→ **What you have to do**: Make an exact copy of all the material below, apart from the pictures.

→ **Dataset content**:
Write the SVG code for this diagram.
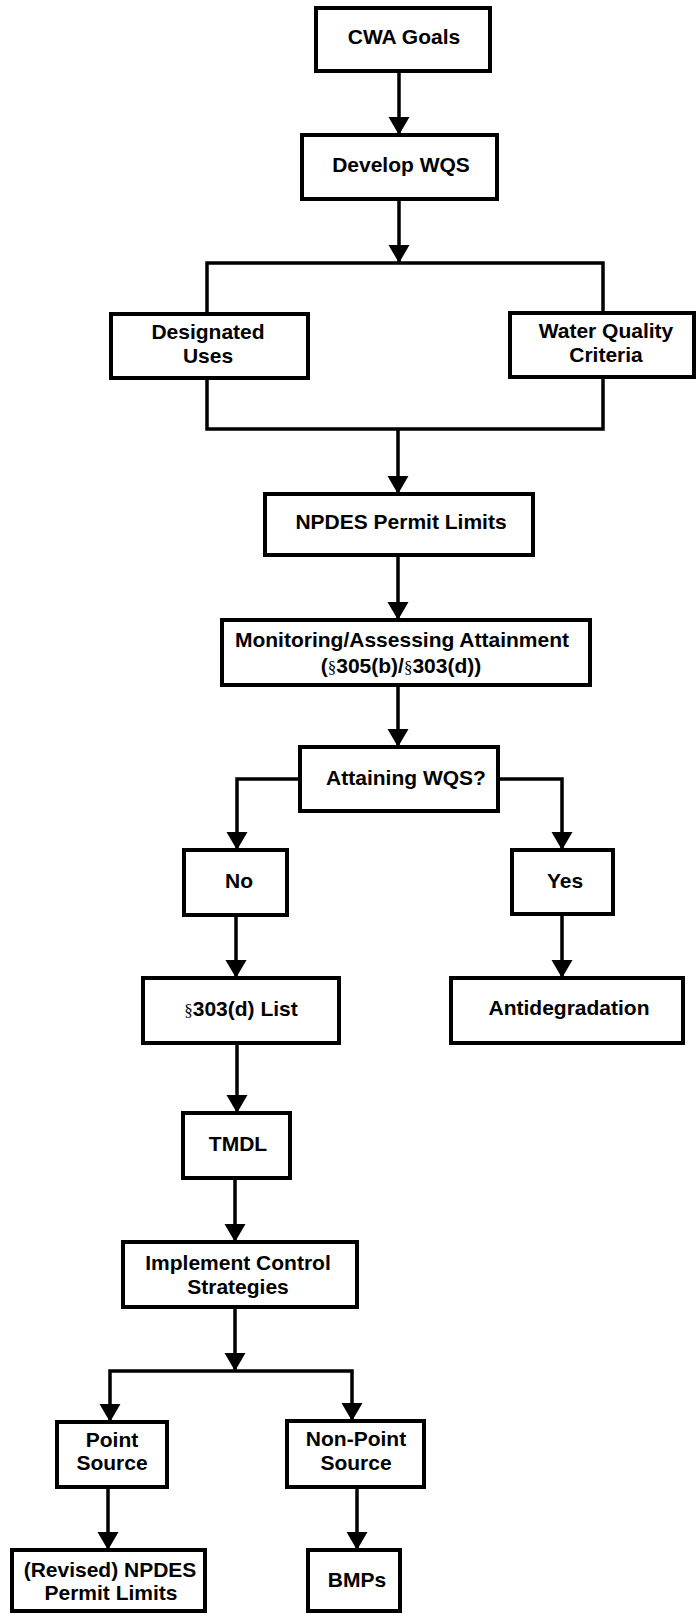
<svg xmlns="http://www.w3.org/2000/svg" width="697" height="1614" viewBox="0 0 697 1614">
<style>
.box{fill:#fff;stroke:#000;stroke-width:4}
.t{font-family:"Liberation Sans",Arial,sans-serif;font-weight:bold;font-size:21px;fill:#000;text-anchor:middle}
.sec{font-family:"Liberation Serif","Times New Roman",serif;font-weight:normal;font-size:17px}
.c{fill:none;stroke:#000;stroke-width:3.5}
.a{marker-end:url(#ah)}
</style>
<defs>
<marker id="ah" markerUnits="userSpaceOnUse" markerWidth="20" markerHeight="22" refX="18" refY="10.5" orient="auto">
<path d="M0,0 L18,10.5 L0,21 Z" fill="#000"/>
</marker>
</defs>
<rect width="697" height="1614" fill="#fff"/>
<g id="connectors">
<path class="c a" d="M399,71 V135"/>
<path class="c a" d="M399,199 V263"/>
<path class="c" d="M207,314 V263 H603 V313"/>
<path class="c" d="M207,378 V429 H603 V377"/>
<path class="c a" d="M398,429 V494"/>
<path class="c a" d="M398,555 V620"/>
<path class="c a" d="M398,685 V747"/>
<path class="c a" d="M300,779 H237 V850"/>
<path class="c a" d="M498,779 H562 V850"/>
<path class="c a" d="M236,915 V978"/>
<path class="c a" d="M562,914 V978"/>
<path class="c a" d="M237,1043 V1113"/>
<path class="c a" d="M235,1178 V1242"/>
<path class="c a" d="M235,1307 V1371"/>
<path class="c a" d="M235,1371 H110 V1422"/>
<path class="c a" d="M235,1371 H352 V1421"/>
<path class="c a" d="M108,1487 V1550"/>
<path class="c a" d="M357,1487 V1550"/>
</g>
<g id="cwa-goals"><rect class="box" x="316" y="8" width="174" height="63"/><text class="t" x="404" y="44">CWA Goals</text></g>
<g id="develop-wqs"><rect class="box" x="302" y="135" width="195" height="64"/><text class="t" x="401" y="172">Develop WQS</text></g>
<g id="designated-uses"><rect class="box" x="111" y="314" width="197" height="64"/><text class="t" x="208" y="339">Designated</text><text class="t" x="208" y="363">Uses</text></g>
<g id="water-quality-criteria"><rect class="box" x="510" y="313" width="184" height="64"/><text class="t" x="606" y="338">Water Quality</text><text class="t" x="606" y="362">Criteria</text></g>
<g id="npdes-permit-limits"><rect class="box" x="265" y="494" width="268" height="61"/><text class="t" x="401" y="529">NPDES Permit Limits</text></g>
<g id="monitoring"><rect class="box" x="222" y="620" width="368" height="65"/><text class="t" x="402" y="647">Monitoring/Assessing Attainment</text><text class="t" x="401" y="673">(<tspan class="sec">§</tspan>305(b)/<tspan class="sec">§</tspan>303(d))</text></g>
<g id="attaining-wqs"><rect class="box" x="300" y="747" width="198" height="64"/><text class="t" x="406" y="785">Attaining WQS?</text></g>
<g id="no"><rect class="box" x="184" y="850" width="103" height="65"/><text class="t" x="239" y="888">No</text></g>
<g id="yes"><rect class="box" x="512" y="850" width="101" height="64"/><text class="t" x="565" y="888">Yes</text></g>
<g id="list-303d"><rect class="box" x="143" y="978" width="196" height="65"/><text class="t" x="241" y="1016"><tspan class="sec">§</tspan>303(d) List</text></g>
<g id="antidegradation"><rect class="box" x="451" y="978" width="232" height="65"/><text class="t" x="569" y="1015">Antidegradation</text></g>
<g id="tmdl"><rect class="box" x="183" y="1113" width="107" height="65"/><text class="t" x="238" y="1151">TMDL</text></g>
<g id="implement-control-strategies"><rect class="box" x="123" y="1242" width="234" height="65"/><text class="t" x="238" y="1270">Implement Control</text><text class="t" x="238" y="1294">Strategies</text></g>
<g id="point-source"><rect class="box" x="57" y="1422" width="110" height="65"/><text class="t" x="112" y="1447">Point</text><text class="t" x="112" y="1470">Source</text></g>
<g id="non-point-source"><rect class="box" x="287" y="1421" width="137" height="66"/><text class="t" x="356" y="1446">Non-Point</text><text class="t" x="356" y="1470">Source</text></g>
<g id="revised-npdes"><rect class="box" x="12" y="1550" width="193" height="61"/><text class="t" x="110" y="1577">(Revised) NPDES</text><text class="t" x="111" y="1600">Permit Limits</text></g>
<g id="bmps"><rect class="box" x="308" y="1550" width="92" height="61"/><text class="t" x="357" y="1587">BMPs</text></g>
</svg>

→ **Answer to this task**:
Write the SVG code for this diagram.
<svg xmlns="http://www.w3.org/2000/svg" width="697" height="1614" viewBox="0 0 697 1614">
<style>
.box{fill:#fff;stroke:#000;stroke-width:4}
.t{font-family:"Liberation Sans",Arial,sans-serif;font-weight:bold;font-size:21px;fill:#000;text-anchor:middle}
.sec{font-family:"Liberation Serif","Times New Roman",serif;font-weight:normal;font-size:17px}
.c{fill:none;stroke:#000;stroke-width:3.5}
.a{marker-end:url(#ah)}
</style>
<defs>
<marker id="ah" markerUnits="userSpaceOnUse" markerWidth="20" markerHeight="22" refX="18" refY="10.5" orient="auto">
<path d="M0,0 L18,10.5 L0,21 Z" fill="#000"/>
</marker>
</defs>
<rect width="697" height="1614" fill="#fff"/>
<g id="connectors">
<path class="c a" d="M399,71 V135"/>
<path class="c a" d="M399,199 V263"/>
<path class="c" d="M207,314 V263 H603 V313"/>
<path class="c" d="M207,378 V429 H603 V377"/>
<path class="c a" d="M398,429 V494"/>
<path class="c a" d="M398,555 V620"/>
<path class="c a" d="M398,685 V747"/>
<path class="c a" d="M300,779 H237 V850"/>
<path class="c a" d="M498,779 H562 V850"/>
<path class="c a" d="M236,915 V978"/>
<path class="c a" d="M562,914 V978"/>
<path class="c a" d="M237,1043 V1113"/>
<path class="c a" d="M235,1178 V1242"/>
<path class="c a" d="M235,1307 V1371"/>
<path class="c a" d="M235,1371 H110 V1422"/>
<path class="c a" d="M235,1371 H352 V1421"/>
<path class="c a" d="M108,1487 V1550"/>
<path class="c a" d="M357,1487 V1550"/>
</g>
<g id="cwa-goals"><rect class="box" x="316" y="8" width="174" height="63"/><text class="t" x="404" y="44">CWA Goals</text></g>
<g id="develop-wqs"><rect class="box" x="302" y="135" width="195" height="64"/><text class="t" x="401" y="172">Develop WQS</text></g>
<g id="designated-uses"><rect class="box" x="111" y="314" width="197" height="64"/><text class="t" x="208" y="339">Designated</text><text class="t" x="208" y="363">Uses</text></g>
<g id="water-quality-criteria"><rect class="box" x="510" y="313" width="184" height="64"/><text class="t" x="606" y="338">Water Quality</text><text class="t" x="606" y="362">Criteria</text></g>
<g id="npdes-permit-limits"><rect class="box" x="265" y="494" width="268" height="61"/><text class="t" x="401" y="529">NPDES Permit Limits</text></g>
<g id="monitoring"><rect class="box" x="222" y="620" width="368" height="65"/><text class="t" x="402" y="647">Monitoring/Assessing Attainment</text><text class="t" x="401" y="673">(<tspan class="sec">§</tspan>305(b)/<tspan class="sec">§</tspan>303(d))</text></g>
<g id="attaining-wqs"><rect class="box" x="300" y="747" width="198" height="64"/><text class="t" x="406" y="785">Attaining WQS?</text></g>
<g id="no"><rect class="box" x="184" y="850" width="103" height="65"/><text class="t" x="239" y="888">No</text></g>
<g id="yes"><rect class="box" x="512" y="850" width="101" height="64"/><text class="t" x="565" y="888">Yes</text></g>
<g id="list-303d"><rect class="box" x="143" y="978" width="196" height="65"/><text class="t" x="241" y="1016"><tspan class="sec">§</tspan>303(d) List</text></g>
<g id="antidegradation"><rect class="box" x="451" y="978" width="232" height="65"/><text class="t" x="569" y="1015">Antidegradation</text></g>
<g id="tmdl"><rect class="box" x="183" y="1113" width="107" height="65"/><text class="t" x="238" y="1151">TMDL</text></g>
<g id="implement-control-strategies"><rect class="box" x="123" y="1242" width="234" height="65"/><text class="t" x="238" y="1270">Implement Control</text><text class="t" x="238" y="1294">Strategies</text></g>
<g id="point-source"><rect class="box" x="57" y="1422" width="110" height="65"/><text class="t" x="112" y="1447">Point</text><text class="t" x="112" y="1470">Source</text></g>
<g id="non-point-source"><rect class="box" x="287" y="1421" width="137" height="66"/><text class="t" x="356" y="1446">Non-Point</text><text class="t" x="356" y="1470">Source</text></g>
<g id="revised-npdes"><rect class="box" x="12" y="1550" width="193" height="61"/><text class="t" x="110" y="1577">(Revised) NPDES</text><text class="t" x="111" y="1600">Permit Limits</text></g>
<g id="bmps"><rect class="box" x="308" y="1550" width="92" height="61"/><text class="t" x="357" y="1587">BMPs</text></g>
</svg>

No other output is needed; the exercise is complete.